We all have needs, practical and emotional. Although many of us strive to be independent, we’re also interdependent on the people closest to us, especially our partners—and that’s how it should be. Healthy couples find ways to balance one partner’s needs with the other’s, so that both people’s need for support, connection, autonomy, love, etc., get met most of the time.
But there’s one form of need that’s almost always poisonous in a relationship: the need to be right.
Yes, it feels good to be right. We all like feeling informed and competent; we all like having things go our way. But liking being right isn’t the same as insisting on it.

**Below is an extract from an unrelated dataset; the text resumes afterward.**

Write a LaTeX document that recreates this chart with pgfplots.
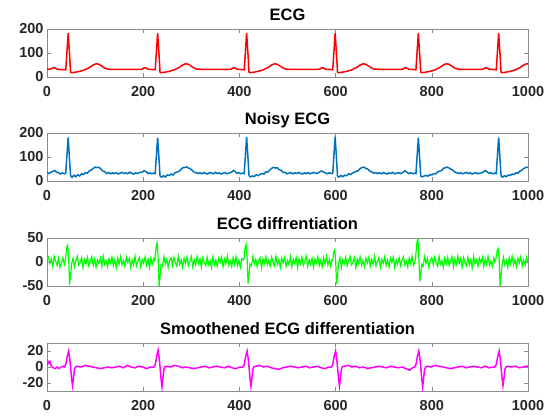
\documentclass[border=0pt]{standalone}
\usepackage{pgfplots}
\pgfplotsset{compat=1.18}
\usepackage{fontspec}
\setmainfont{Liberation Sans}
\definecolor{mblue}{rgb}{0,0.447,0.741}
\definecolor{mred}{rgb}{1,0,0}
\definecolor{mgreen}{rgb}{0,1,0}
\definecolor{mmag}{rgb}{1,0,1}
\definecolor{axgray}{gray}{0.55}
\definecolor{lblgray}{gray}{0.15}
\pgfplotsset{
  ecgax/.style={
    scale only axis, width=481pt, height=48pt,
    anchor=south west,
    xmin=0, xmax=1000, xtick={0,200,400,600,800,1000},
    tick align=inside, major tick length=4pt,
    axis line style={draw=axgray, line width=0.6pt},
    every tick/.style={draw=axgray, line width=0.6pt},
    tick label style={font=\bfseries\fontsize{14.5}{14.5}\selectfont, text=lblgray},
    /pgf/number format/assume math mode=true,
    /pgf/number format/set thousands separator={},
    scaled ticks=false,
    xticklabel style={yshift=-6pt},
    title style={font=\bfseries\fontsize{16.5}{16.5}\selectfont, text=black, text depth=0pt, yshift=-1pt},
  }
}
\begin{document}
\begin{tikzpicture}
\path[use as bounding box] (0,0) rectangle (552pt,416pt);
% ---------------- ECG
\begin{axis}[ecgax, at={(47pt,339pt)}, ymin=0, ymax=200, ytick={0,100,200}, title={ECG}]
\addplot[mred, line width=1.5pt] coordinates {
(0,33) (4,32) (10,35) (13,38) (16,38) (19,35) (22,32) (30,31) (36,31) (39,30) (41,90) (44,183) (47,90) (49,20) (51,18) (59,20) (69,24) (79,30) (89,40) (96,50) (102,55) (108,53) (114,45) (120,37) (126,33) (134,32) (160,32) (190,32)
(196,32) (199,34) (202,38) (205,38) (208,35) (211,32) (222,31) (225,30) (227,90) (230,183) (233,90) (235,20) (237,18) (245,20) (255,24) (265,30) (275,40) (282,50) (288,55) (294,53) (300,45) (306,37) (312,33) (320,32) (350,32) (375,32)
(381,32) (384,34) (387,38) (390,38) (393,35) (396,32) (407,31) (410,30) (412,90) (415,183) (418,90) (420,20) (422,18) (430,20) (440,24) (450,30) (460,40) (467,50) (473,55) (479,53) (485,45) (491,37) (497,33) (505,32) (535,32) (559,32)
(565,32) (568,34) (571,38) (574,38) (577,35) (580,32) (591,31) (594,30) (596,90) (599,183) (602,90) (604,20) (606,18) (614,20) (624,24) (634,30) (644,40) (651,50) (657,55) (663,53) (669,45) (675,37) (681,33) (689,32) (715,32) (732,32)
(738,32) (741,34) (744,38) (747,38) (750,35) (753,32) (764,31) (767,30) (769,90) (772,183) (775,90) (777,20) (779,18) (787,20) (797,24) (807,30) (817,40) (824,50) (830,55) (836,53) (842,45) (848,37) (854,33) (862,32) (885,32) (899,32)
(905,32) (908,34) (911,38) (914,38) (917,35) (920,32) (931,31) (934,30) (936,90) (939,183) (942,90) (944,20) (946,18) (954,20) (964,24) (974,30) (984,40) (991,50) (997,55) (1000,55)
};
\end{axis}
% ---------------- Noisy ECG
\begin{axis}[ecgax, at={(47pt,235pt)}, ymin=0, ymax=200, ytick={0,100,200}, title={Noisy ECG}]
\addplot[mblue, line width=1.5pt] coordinates {
(0,36) (4,31) (8,37) (12,40) (16,44) (20,36) (24,35) (28,29) (32,34) (36,30) (39,33) (41,95) (44,182) (47,85) (49,22) (52,15) (56,24) (60,18) (64,26) (68,21) (72,30) (76,27) (80,35) (84,33) (88,42) (92,46) (96,52) (100,58) (104,56) (108,57) (112,50) (116,41) (120,39) (124,31) (128,35) (132,30) (136,34) (140,31) (144,35) (148,29) (152,33) (156,36) (160,31) (164,34) (168,30) (172,37) (176,32) (180,29) (184,34) (188,31) (192,35) (198,37) (202,43) (206,39) (210,31) (214,34) (218,30) (222,33) (225,31) (227,92) (230,181) (233,88) (235,21) (238,16) (242,22) (246,17) (250,25) (254,23) (258,29) (262,25) (266,34) (270,37) (274,40) (278,47) (282,55) (286,56) (290,59) (294,54) (298,51) (302,44) (306,36) (310,35) (314,31) (318,34) (322,30) (326,35) (330,32) (334,29) (338,35) (342,33) (346,30) (350,36) (354,31) (358,34) (362,29) (366,33) (370,35) (374,30) (378,33) (383,36) (387,44) (391,40) (395,32) (399,35) (403,30) (407,33) (410,31) (412,93) (415,184) (418,90) (420,22) (423,17) (427,21) (431,19) (435,26) (439,22) (443,28) (447,31) (451,29) (455,38) (459,37) (463,45) (467,53) (471,57) (475,54) (479,55) (483,47) (487,44) (491,35) (495,36) (499,30) (503,33) (507,35) (511,30) (515,34) (519,31) (523,36) (527,32) (531,29) (535,34) (539,31) (543,35) (547,30) (551,33) (555,36) (559,31) (563,33) (567,38) (571,42) (575,37) (579,34) (583,30) (587,34) (591,31) (594,32) (596,91) (599,185) (602,89) (604,20) (607,16) (611,23) (615,18) (619,24) (623,22) (627,30) (631,27) (635,33) (639,36) (643,41) (647,43) (651,52) (655,56) (659,58) (663,52) (667,50) (671,41) (675,38) (679,32) (683,35) (687,31) (691,34) (695,30) (699,35) (703,32) (707,29) (711,34) (715,31) (719,36) (723,30) (727,33) (731,35) (735,31) (740,36) (744,43) (748,37) (752,31) (756,34) (760,30) (764,33) (767,31) (769,90) (772,180) (775,88) (777,21) (780,17) (784,21) (788,23) (792,20) (796,27) (800,25) (804,31) (808,30) (812,37) (816,41) (820,43) (824,53) (828,55) (832,58) (836,54) (840,49) (844,45) (848,36) (852,35) (856,31) (860,34) (864,30) (868,33) (872,36) (876,31) (880,34) (884,29) (888,33) (892,35) (896,30) (900,33) (904,34) (907,37) (911,44) (915,38) (919,32) (923,34) (927,30) (931,33) (934,31) (936,91) (939,182) (942,87) (944,21) (947,16) (951,22) (955,18) (959,25) (963,23) (967,29) (971,27) (975,34) (979,33) (983,41) (987,45) (991,52) (995,56) (1000,58)
};
\end{axis}
% ---------------- ECG diffrentiation
\begin{axis}[ecgax, at={(47pt,130pt)}, ymin=-50, ymax=50, ytick={-50,0,50}, title={ECG diffrentiation}]
\addplot[mgreen, line width=1.2pt] coordinates {
(0,4) (3,10) (6,-3) (9,6) (12,-9) (15,12) (18,2) (21,-7) (24,8) (27,-11) (30,-2) (33,9) (36,-5)
(38,2) (41,30) (43,35) (45,8) (47,-47) (49,-28) (51,-5)
(54,8) (57,-10) (60,3) (63,12) (66,-6) (69,-1) (72,9) (75,-12) (78,5) (81,-4) (84,10) (87,-8) (90,1) (93,11) (96,-7) (99,6) (102,-11) (105,4) (108,-3) (111,9) (114,-9) (117,12) (120,-5) (123,2) (126,-10) (129,7) (132,-2) (135,10) (138,-8) (141,5) (144,-12) (147,8) (150,-4) (153,11) (156,-6) (159,3) (162,-9) (165,10) (168,-1) (171,7) (174,-11) (177,4) (180,-6) (183,12) (186,-8) (189,2) (192,9) (195,-10) (198,5) (201,-3) (204,11) (207,-7) (210,6) (213,-12) (216,8) (219,-4) (222,7)
(224,3) (227,32) (229,40) (231,10) (233,-50) (235,-30) (237,-6)
(240,-9) (243,11) (246,-4) (249,6) (252,-12) (255,3) (258,9) (261,-7) (264,10) (267,-2) (270,-9) (273,12) (276,-5) (279,4) (282,-11) (285,8) (288,-3) (291,10) (294,-8) (297,1) (300,11) (303,-10) (306,5) (309,-6) (312,12) (315,-3) (318,7) (321,-11) (324,9) (327,-2) (330,-8) (333,10) (336,-5) (339,3) (342,-12) (345,11) (348,-6) (351,4) (354,-9) (357,8) (360,-1) (363,10) (366,-10) (369,6) (372,-4) (375,12) (378,-7) (381,2) (384,-9) (387,9) (390,-5) (393,11) (396,-8) (399,3) (402,-11) (405,7)
(409,4) (412,30) (414,36) (416,9) (418,-45) (420,-28) (422,-4)
(425,-8) (428,12) (431,-4) (434,6) (437,-10) (440,2) (443,9) (446,-12) (449,7) (452,-3) (455,11) (458,-6) (461,4) (464,-9) (467,10) (470,-1) (473,-8) (476,12) (479,-5) (482,5) (485,-11) (488,8) (491,-2) (494,10) (497,-9) (500,3) (503,-6) (506,11) (509,-10) (512,6) (515,-3) (518,9) (521,-12) (524,7) (527,-4) (530,10) (533,-7) (536,2) (539,12) (542,-9) (545,4) (548,-5) (551,8) (554,-11) (557,6) (560,-2) (563,11) (566,-8) (569,3) (572,-10) (575,9) (578,-4) (581,12) (584,-6) (587,5) (590,-9) (592,4)
(594,3) (596,20) (598,25) (600,6) (602,-46) (604,-29) (606,-5)
(609,9) (612,-11) (615,5) (618,-3) (621,10) (624,-8) (627,2) (630,12) (633,-6) (636,-1) (639,9) (642,-12) (645,6) (648,-4) (651,11) (654,-7) (657,3) (660,-10) (663,8) (666,-2) (669,10) (672,-9) (675,5) (678,-5) (681,12) (684,-8) (687,1) (690,9) (693,-11) (696,6) (699,-3) (702,11) (705,-7) (708,4) (711,-10) (714,8) (717,-1) (720,10) (723,-12) (726,5) (729,-4) (732,9) (735,-8) (738,3) (741,11) (744,-6) (747,2) (750,-10) (753,8) (756,-3) (759,12) (762,-7) (764,-2)
(766,6) (769,40) (771,50) (773,12) (775,-40) (777,-25) (779,-5)
(782,-9) (785,11) (788,-3) (791,7) (794,-12) (797,4) (800,9) (803,-6) (806,10) (809,-2) (812,-9) (815,12) (818,-5) (821,3) (824,-11) (827,8) (830,-4) (833,10) (836,-7) (839,1) (842,11) (845,-10) (848,6) (851,-5) (854,12) (857,-3) (860,7) (863,-11) (866,9) (869,-1) (872,-8) (875,10) (878,-6) (881,4) (884,-12) (887,11) (890,-4) (893,5) (896,-9) (899,8) (902,-2) (905,10) (908,-10) (911,6) (914,-5) (917,12) (920,-7) (923,2) (926,-9) (929,9) (931,0)
(933,5) (936,24) (938,28) (940,7) (942,-50) (944,-30) (946,-6)
(949,10) (952,-7) (955,3) (958,-11) (961,9) (964,-4) (967,12) (970,-6) (973,5) (976,-10) (979,8) (982,-2) (985,11) (988,-9) (991,4) (994,-6) (997,10) (1000,-3)
};
\end{axis}
% ---------------- Smoothened ECG differentiation
\begin{axis}[ecgax, at={(47pt,25pt)}, ymin=-30, ymax=30, ytick={-20,0,20}, title={Smoothened ECG differentiation}]
\addplot[mmag, line width=1.5pt] coordinates {
(0,2) (2,7) (4,5) (6,7) (9,1) (13,-1) (17,-2) (21,0) (25,-2) (29,0) (33,1) (36,0) (39,3) (42,13) (45,20) (47,12) (49,0) (51,-14) (53,-23) (55,-14) (57,-3) (59,0)
(63,1) (71,0) (79,2) (87,1) (95,0) (103,-1) (111,-2) (119,-1) (127,0) (135,-1) (143,0) (151,1) (159,-1) (167,2) (175,0) (183,-1) (191,1) (199,0) (207,-2) (215,0) (222,0)
(225,3) (228,13) (231,21) (233,12) (235,0) (237,-14) (239,-25) (241,-14) (243,-3) (245,0)
(249,1) (257,0) (265,2) (273,1) (281,-1) (289,0) (297,-1) (305,-2) (313,-1) (321,0) (329,1) (337,-1) (345,0) (353,1) (361,0) (369,-1) (377,1) (385,-1) (393,-2) (401,0) (407,0)
(410,3) (413,13) (416,20) (418,12) (420,0) (422,-14) (424,-24) (426,-14) (428,-3) (430,0)
(434,1) (442,2) (450,0) (458,1) (466,-1) (474,-2) (482,-3) (490,-1) (498,0) (506,1) (514,0) (522,-1) (530,0) (538,1) (546,-1) (554,0) (562,1) (570,-1) (578,-2) (586,0) (591,0)
(594,3) (597,13) (600,20) (602,12) (604,0) (606,-14) (608,-24) (610,-14) (612,-3) (614,0)
(618,1) (626,2) (634,0) (642,1) (650,-1) (658,0) (666,-2) (674,-1) (682,0) (690,1) (698,0) (706,-1) (714,1) (722,0) (730,-1) (738,0) (746,-2) (754,-4) (760,-1) (764,0)
(767,3) (770,13) (773,20) (775,12) (777,0) (779,-14) (781,-25) (783,-14) (785,-3) (787,0)
(791,1) (799,0) (807,2) (815,1) (823,0) (831,-1) (839,-2) (847,-1) (855,0) (863,1) (871,-1) (879,0) (887,1) (895,0) (903,-1) (911,1) (919,-1) (927,0) (931,0)
(934,3) (937,13) (940,20) (942,12) (944,0) (946,-14) (948,-23) (950,-14) (952,-3) (954,0)
(958,1) (966,0) (974,1) (982,-1) (990,0) (996,1) (1000,1)
};
\end{axis}
\end{tikzpicture}
\end{document}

When you push for things to be done a certain way, or demand that your partner admits fault or agrees with you, that’s a recipe for disaster. Because when it’s all about you being right, your partner feels like he or she never gets to be right. She feels she doesn’t have an equal say in how things get done. He feels that his perspective doesn’t matter.
The result: Resentment builds. Your partner will either give up and shut down (which frays your emotional connection) or get frustrated and determined to be heard (leading to more conflict). Over time, you may grow apart or become so angry with each other that one of you decides to end the relationship.
So, tempting as it is to be right, it’s more important to be loved. There’s more than one way to load the dishwasher, pay the bills, play with the kids, or view the world. Your partner’s way is just fine, even if it’s not your way. Do your best to let go of being right. Instead, figure things out together…or just love your partner for the unique, different-from-you individual he or she is.